Edward Longshanks, as he was nicknamed, was a man of impressive capacity, a tall, lean warrior, every inch a king. Like his great-uncle the Lionheart, he went to Palestine as a crusader and displayed both bravery and an ability to organise. With him to the Holy Land he took his wife Eleanor, to whom he was deeply attached. When she died in Northamptonshire in 1290, the King mounted a procession to carry her back to London, marking the occasion by having a series of tall, highly decorated stone crosses built at every spot where the cortège stopped along the way. The last stopping-point before Westminster was in the neighbourhood of Charing, and a replica of the cross stands in front of Charing Cross Station in London today.

Edward was a man of ferocious temper, notorious for boxing the ears of his children when they displeased him. The royal account book lists repairs to his daughter Elizabeth’s coronet in 1297, after he had hurled it into the fire. His tomb in Westminster Abbey bears the inscription
Malleus Scottorum
, the ‘Hammer of the Scots’. But his attempts to conquer Scotland did not yield the success that he had enjoyed in Wales, and in a series of bloody campaigns he was held off by the Scottish heroes William ‘Braveheart’ Wallace and Robert the Bruce.

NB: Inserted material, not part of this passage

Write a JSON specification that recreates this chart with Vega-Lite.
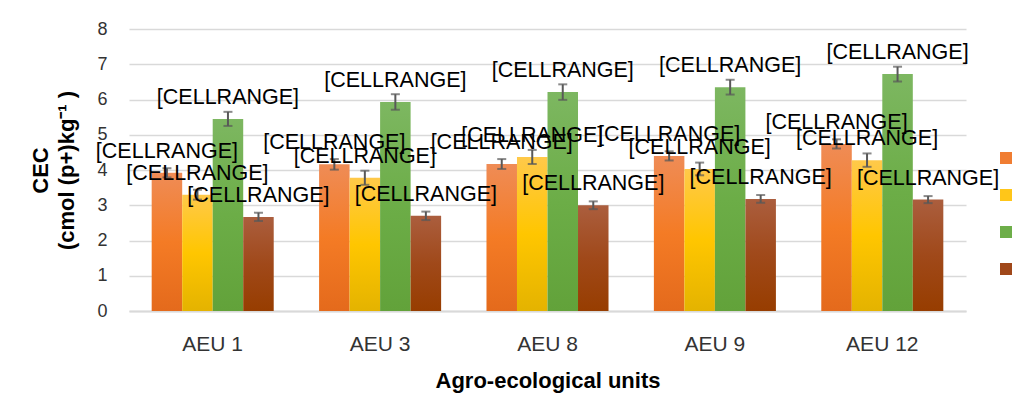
{
  "$schema": "https://vega.github.io/schema/vega-lite/v6.json",
  "width": 837,
  "height": 282,
  "autosize": {"type": "none"},
  "padding": {"left": 129, "top": 29, "right": 59, "bottom": 107},
  "background": "white",
  "config": {"view": {"stroke": null}, "font": "Liberation Sans"},
  "data": {
    "values": [
      {"aeu": "AEU 1", "series": "A", "value": 3.92, "lo": 3.79, "hi": 4.05, "label": "[CELLRANGE]"},
      {"aeu": "AEU 1", "series": "B", "value": 3.3, "lo": 3.16, "hi": 3.44, "label": "[CELLRANGE]"},
      {"aeu": "AEU 1", "series": "C", "value": 5.45, "lo": 5.25, "hi": 5.65, "label": "[CELLRANGE]"},
      {"aeu": "AEU 1", "series": "D", "value": 2.67, "lo": 2.55, "hi": 2.79, "label": "[CELLRANGE]"},
      {"aeu": "AEU 3", "series": "A", "value": 4.16, "lo": 4.01, "hi": 4.31, "label": "[CELLRANGE]"},
      {"aeu": "AEU 3", "series": "B", "value": 3.78, "lo": 3.58, "hi": 3.98, "label": "[CELLRANGE]"},
      {"aeu": "AEU 3", "series": "C", "value": 5.93, "lo": 5.71, "hi": 6.15, "label": "[CELLRANGE]"},
      {"aeu": "AEU 3", "series": "D", "value": 2.7, "lo": 2.58, "hi": 2.82, "label": "[CELLRANGE]"},
      {"aeu": "AEU 8", "series": "A", "value": 4.17, "lo": 4.03, "hi": 4.31, "label": "[CELLRANGE]"},
      {"aeu": "AEU 8", "series": "B", "value": 4.37, "lo": 4.17, "hi": 4.57, "label": "[CELLRANGE]"},
      {"aeu": "AEU 8", "series": "C", "value": 6.21, "lo": 5.99, "hi": 6.43, "label": "[CELLRANGE]"},
      {"aeu": "AEU 8", "series": "D", "value": 3.0, "lo": 2.89, "hi": 3.11, "label": "[CELLRANGE]"},
      {"aeu": "AEU 9", "series": "A", "value": 4.4, "lo": 4.27, "hi": 4.53, "label": "[CELLRANGE]"},
      {"aeu": "AEU 9", "series": "B", "value": 4.03, "lo": 3.85, "hi": 4.21, "label": "[CELLRANGE]"},
      {"aeu": "AEU 9", "series": "C", "value": 6.35, "lo": 6.14, "hi": 6.56, "label": "[CELLRANGE]"},
      {"aeu": "AEU 9", "series": "D", "value": 3.18, "lo": 3.07, "hi": 3.29, "label": "[CELLRANGE]"},
      {"aeu": "AEU 12", "series": "A", "value": 4.74, "lo": 4.61, "hi": 4.87, "label": "[CELLRANGE]"},
      {"aeu": "AEU 12", "series": "B", "value": 4.28, "lo": 4.09, "hi": 4.47, "label": "[CELLRANGE]"},
      {"aeu": "AEU 12", "series": "C", "value": 6.72, "lo": 6.51, "hi": 6.93, "label": "[CELLRANGE]"},
      {"aeu": "AEU 12", "series": "D", "value": 3.16, "lo": 3.06, "hi": 3.26, "label": "[CELLRANGE]"}
    ]
  },
  "encoding": {
    "x": {
      "field": "aeu",
      "type": "nominal",
      "sort": null,
      "scale": {"paddingInner": 0.271, "paddingOuter": 0.1355},
      "axis": {
        "title": "Agro-ecological units",
        "labelAngle": 0,
        "labelFontSize": 21,
        "labelColor": "#333333",
        "labelPadding": 22,
        "ticks": false,
        "domainColor": "#D9D9D9",
        "domainWidth": 2,
        "titleFontSize": 22,
        "titleFontWeight": "bold",
        "titleColor": "#000000",
        "titlePadding": 16
      }
    },
    "xOffset": {"field": "series", "type": "nominal", "scale": {"domain": ["A", "B", "C", "D"], "paddingInner": 0, "paddingOuter": 0}},
    "y": {
      "field": "value",
      "type": "quantitative",
      "scale": {"domain": [0, 8]},
      "axis": {
        "title": ["CEC", "(cmol (p+)kg⁻¹ )"],
        "values": [0, 1, 2, 3, 4, 5, 6, 7, 8],
        "domain": false,
        "ticks": false,
        "gridColor": "#D9D9D9",
        "gridWidth": 1.5,
        "labelFontSize": 18,
        "labelColor": "#333333",
        "labelPadding": 22,
        "titleFontSize": 22,
        "titleFontWeight": "bold",
        "titleColor": "#000000",
        "titleLineHeight": 26,
        "titlePadding": 18
      }
    }
  },
  "layer": [
    {
      "transform": [{"filter": "datum.series === 'A'"}],
      "mark": {"type": "bar", "fill": {"gradient": "linear", "x1": 0, "y1": 0, "x2": 0, "y2": 1, "stops": [{"offset": 0, "color": "#EF8C56"}, {"offset": 0.5, "color": "#F47B25"}, {"offset": 1, "color": "#E46A1C"}]}}
    },
    {
      "transform": [{"filter": "datum.series === 'B'"}],
      "mark": {"type": "bar", "fill": {"gradient": "linear", "x1": 0, "y1": 0, "x2": 0, "y2": 1, "stops": [{"offset": 0, "color": "#FFC94A"}, {"offset": 0.5, "color": "#FFC600"}, {"offset": 1, "color": "#E4B300"}]}}
    },
    {
      "transform": [{"filter": "datum.series === 'C'"}],
      "mark": {"type": "bar", "fill": {"gradient": "linear", "x1": 0, "y1": 0, "x2": 0, "y2": 1, "stops": [{"offset": 0, "color": "#7DB761"}, {"offset": 0.5, "color": "#6CAD47"}, {"offset": 1, "color": "#62A23A"}]}}
    },
    {
      "transform": [{"filter": "datum.series === 'D'"}],
      "mark": {"type": "bar", "fill": {"gradient": "linear", "x1": 0, "y1": 0, "x2": 0, "y2": 1, "stops": [{"offset": 0, "color": "#AB5E3E"}, {"offset": 0.5, "color": "#A0491A"}, {"offset": 1, "color": "#973D00"}]}}
    },
    {
      "transform": [{"filter": "false"}],
      "mark": {"type": "bar"},
      "encoding": {
        "fill": {
          "field": "series",
          "type": "nominal",
          "scale": {"domain": ["A", "B", "C", "D"], "range": ["#F07D32", "#FFC619", "#6DAE49", "#A0481A"]},
          "legend": {
            "orient": "none",
            "legendX": 871,
            "legendY": 123,
            "title": null,
            "symbolType": "square",
            "symbolSize": 144,
            "symbolStrokeWidth": 0,
            "labelExpr": "''",
            "labelFontSize": 12,
            "rowPadding": 25,
            "padding": 0
          }
        }
      }
    },
    {
      "mark": {"type": "rule", "color": "#595959", "strokeWidth": 2},
      "encoding": {
        "y": {"field": "lo", "type": "quantitative"},
        "y2": {"field": "hi"}
      }
    },
    {
      "mark": {"type": "tick", "color": "#595959", "thickness": 2, "size": 9},
      "encoding": {"y": {"field": "lo", "type": "quantitative"}}
    },
    {
      "mark": {"type": "tick", "color": "#595959", "thickness": 2, "size": 9},
      "encoding": {"y": {"field": "hi", "type": "quantitative"}}
    },
    {
      "mark": {"type": "text", "dy": -21, "fontSize": 21.5, "baseline": "middle", "color": "#000000"},
      "encoding": {
        "text": {"field": "label"}
      }
    }
  ]
}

These setbacks did not deter his people from rating Edward I an English hero, and they even applauded the act of bigotry that is the enduring blot on his reputation to this day. In the course of his unsuccessful Scottish campaigns and his Welsh castle-building programmes, the King found himself in dire financial difficulties and he resorted to desperate measures. Monarchs such as Richard I had traditionally tried to protect England’s Jewish communities of merchants and moneylenders against popular prejudice, but in 1290, in return for a large subsidy from Parliament, Edward I agreed to expel England’s Jews. There were some three thousand, it has been estimated, living in about fifteen communities. Some were killed, many were robbed, and Edward himself took about £2000 in proceeds from the houses they were compelled to abandon.

It was the ugly face of the faith that had inspired Longshanks to go crusading. When a Jew, before the expulsion, went to Parliament to complain about the case of a Jewish boy who had been forcibly baptised a Christian, Edward did not see the problem. ‘The king does not want to revoke the baptism,’ reads the ledger. ‘No enquiries are to be made of anyone, and nothing is to be done.’

It is a comment to ponder as you look at the beautiful Charing Cross.

PIERS GAVESTON AND EDWARD II
 

AD 1308

 


F
AIR OF BODY AND GREAT OF STRENGTH
’, Edward of Caernarfon, England’s first Prince of Wales, was widely welcomed when he came into his inheritance as King Edward II at the age of twenty-three. But as he made his way down the aisle of Westminster Abbey at the end of February 1308 with his young queen Isabella, daughter of the French king Philip IV, all eyes turned to the individual behind him - Piers Gaveston, a young knight from Gascony. The new king had awarded Gaveston pride of place in his coronation procession, bestowing on him the honour of carrying the crown and sword of Edward the Confessor, and Gaveston, in royal purple splashed with pearls, was certainly dressed for the occasion. His finery was such, wrote one chronicler, that ‘he more resembled the god Mars, than an ordinary mortal’. According to the gossips, King Edward was so fond of Gaveston that he had given him the pick of the presents that he had received at his recent wedding to Isabella. The Queen’s relatives went back to France complaining that Edward loved Gaveston more than he loved his wife.